The Conjuring is very much a product of the success of Paranormal Activity. A film that deals in the things that go bump in the night, that shadow behind the door and the feeling of chills up the spine. But The Conjuring wears its more pressing influence firmly on its sleeve, it is, in almost every way, a love letter to William Friedkin’s The Exorcist. From the open credits to the closing exorcism, The Conjuring often feels like a re-tread of one of horror’s all time greats but that’s not to say there aren’t plenty of scares to be had along the way.
The film tells the supposedly true story of Ed and Loraine Warren, the paranormal investigators whose story The Amityville Horror inspired. The Conjuring is based on an event that the Warren’s deemed too horrific to tell….until now. When Carolyn (Lili Taylor) and Roger Perron (Ron Livingston) move into their new home with their five young daughters it’s only a matter of time before they realise they re not alone. At their wits end they turn to Ed (Patrick Wilson) and Loraine (Vera Farmiga) to gather enough information on the haunting to have The Vatican sanction an exorcism. But Loraine’s last outing with demons has left her vulnerable to attack and Ed scared of what may happen to his wife.

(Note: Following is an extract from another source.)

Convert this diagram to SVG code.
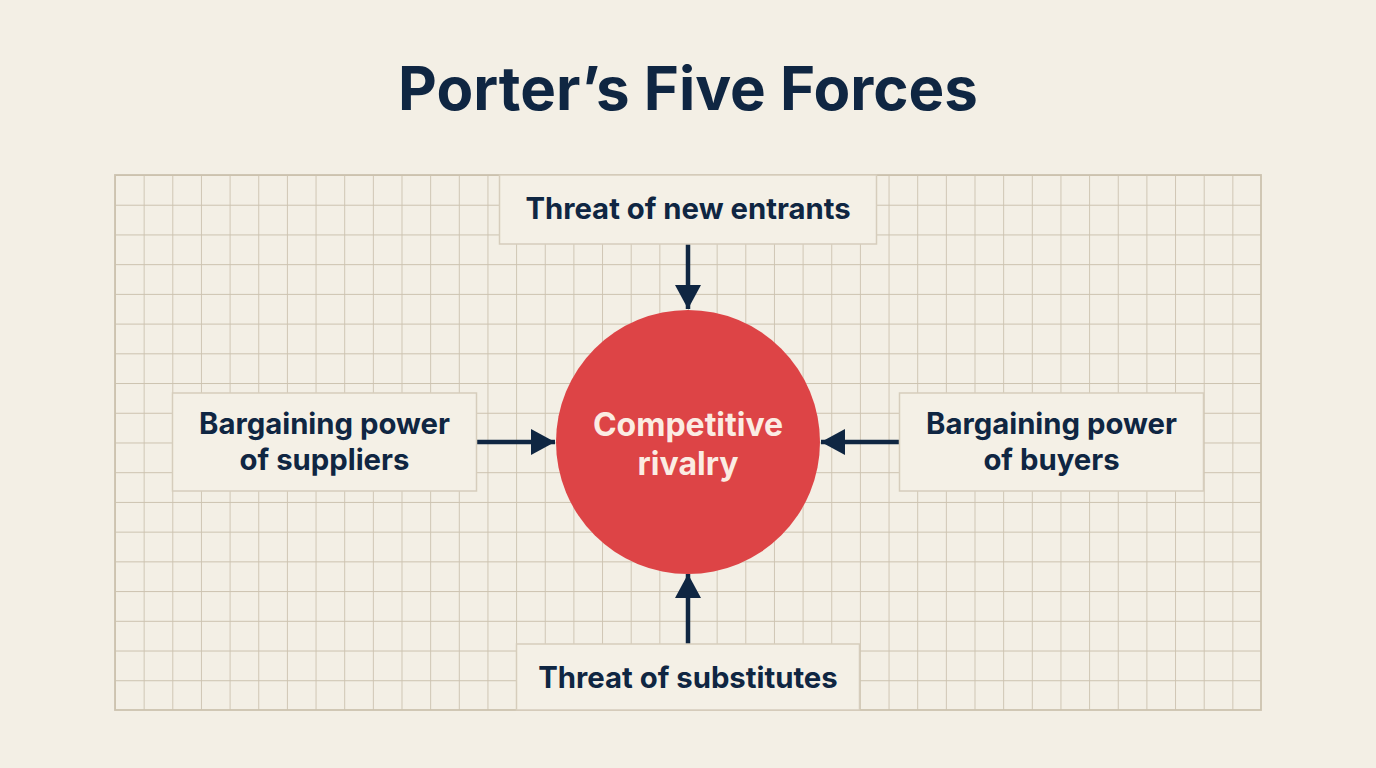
<svg xmlns="http://www.w3.org/2000/svg" width="1376" height="768" viewBox="0 0 1376 768">
  <style>
    .box { fill: #F4F0E6; stroke: #D6CDBC; stroke-width: 1.5; }
    .lbl { font-family: Inter, "Liberation Sans", sans-serif; font-weight: 700; font-size: 29.3px; fill: #0F2642; text-anchor: middle; }
    .ctr { font-family: Inter, "Liberation Sans", sans-serif; font-weight: 700; font-size: 32px; fill: #FBECE3; text-anchor: middle; }
    .title { font-family: Inter, "Liberation Sans", sans-serif; font-weight: 700; font-size: 60px; fill: #0F2642; text-anchor: middle; }
    .conn { stroke: #0F2642; stroke-width: 4.5; fill: none; }
  </style>
  <defs>
    <pattern id="grid" x="115" y="175" width="28.65" height="29.72" patternUnits="userSpaceOnUse">
      <path d="M0 0H28.65M0 0V29.72" stroke="#CCC2AF" stroke-width="1.8" fill="none"/>
    </pattern>
    <marker id="arr" viewBox="0 0 24 26" refX="24" refY="13" markerWidth="24" markerHeight="26" markerUnits="userSpaceOnUse" orient="auto">
      <path d="M0 0L24 13L0 26Z" fill="#0F2642"/>
    </marker>
  </defs>
  <rect width="1376" height="768" fill="#F3EFE5"/>
  <g id="grid-bg">
    <rect x="115" y="175" width="1146" height="535" fill="url(#grid)" stroke="#CCC2AF" stroke-width="1.8"/>
  </g>
  <text class="title" x="688" y="110">Porter’s Five Forces</text>
  <g id="connectors">
    <line class="conn" x1="688" y1="244" x2="688" y2="309" marker-end="url(#arr)"/>
    <line class="conn" x1="688" y1="644" x2="688" y2="574" marker-end="url(#arr)"/>
    <line class="conn" x1="476" y1="442" x2="555" y2="442" marker-end="url(#arr)"/>
    <line class="conn" x1="899" y1="442" x2="821" y2="442" marker-end="url(#arr)"/>
  </g>
  <g id="rivalry">
    <circle cx="688" cy="442" r="132" fill="#DD4446"/>
    <text class="ctr" x="688" y="436">Competitive</text>
    <text class="ctr" x="688" y="475">rivalry</text>
  </g>
  <g id="new-entrants">
    <rect class="box" x="499.5" y="175" width="377" height="69"/>
    <text class="lbl" x="688" y="219">Threat of new entrants</text>
  </g>
  <g id="suppliers">
    <rect class="box" x="172.5" y="393" width="304" height="98"/>
    <text class="lbl" x="324.5" y="434">Bargaining power</text>
    <text class="lbl" x="324.5" y="470">of suppliers</text>
  </g>
  <g id="buyers">
    <rect class="box" x="899.5" y="393" width="304" height="98"/>
    <text class="lbl" x="1051.5" y="434">Bargaining power</text>
    <text class="lbl" x="1051.5" y="470">of buyers</text>
  </g>
  <g id="substitutes">
    <rect class="box" x="516.5" y="644" width="343" height="66"/>
    <text class="lbl" x="688" y="688">Threat of substitutes</text>
  </g>
</svg>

Conjuring director James Wan has certainly made a name for himself in the horror genre. From the Saw franchise, which spawned no less than seven films to date, to the more recent Insidious franchise, Wan knows his way around the genre. The Conjuring is another example of that, Wan’s direction being the highlight of the film. Like Insidious and Ti West’s The Innkeepers, Wan allows the film to build slowly, letting the little glimpses of ghouls gradually be revealed by following characters in tight close-ups to see fleeting glances in the background. Of course when all hell breaks loose Wan allows his camera work to go all Hitchcockian, flipping and twisting to further heighten the terror.
Where The Conjuring fails to dazzle is in dipping so firmly into horror cliché. From the moment the Perrons arrive at the house there may as well be a big sign saying “Demons Within”. The dog refuses to enter, creepy toys are littered everywhere and there’s even a secret boarded up basement. Somewhere there’s a property surveyor just waiting for a lawsuit to drop through his letterbox. On the ‘Making Of’ documentary Wan makes it clear that he tapped into many of these horror tropes because they work but when it lacks originality the scares become too predictable. As such, come the closing credits you won’t worry about checking behind doors or be scared of your own reflection.
A solid and often fun ghost house ride, The Conjuring doesn’t do anything different but creates enough tension and chill to have you strapped in from beginning to end.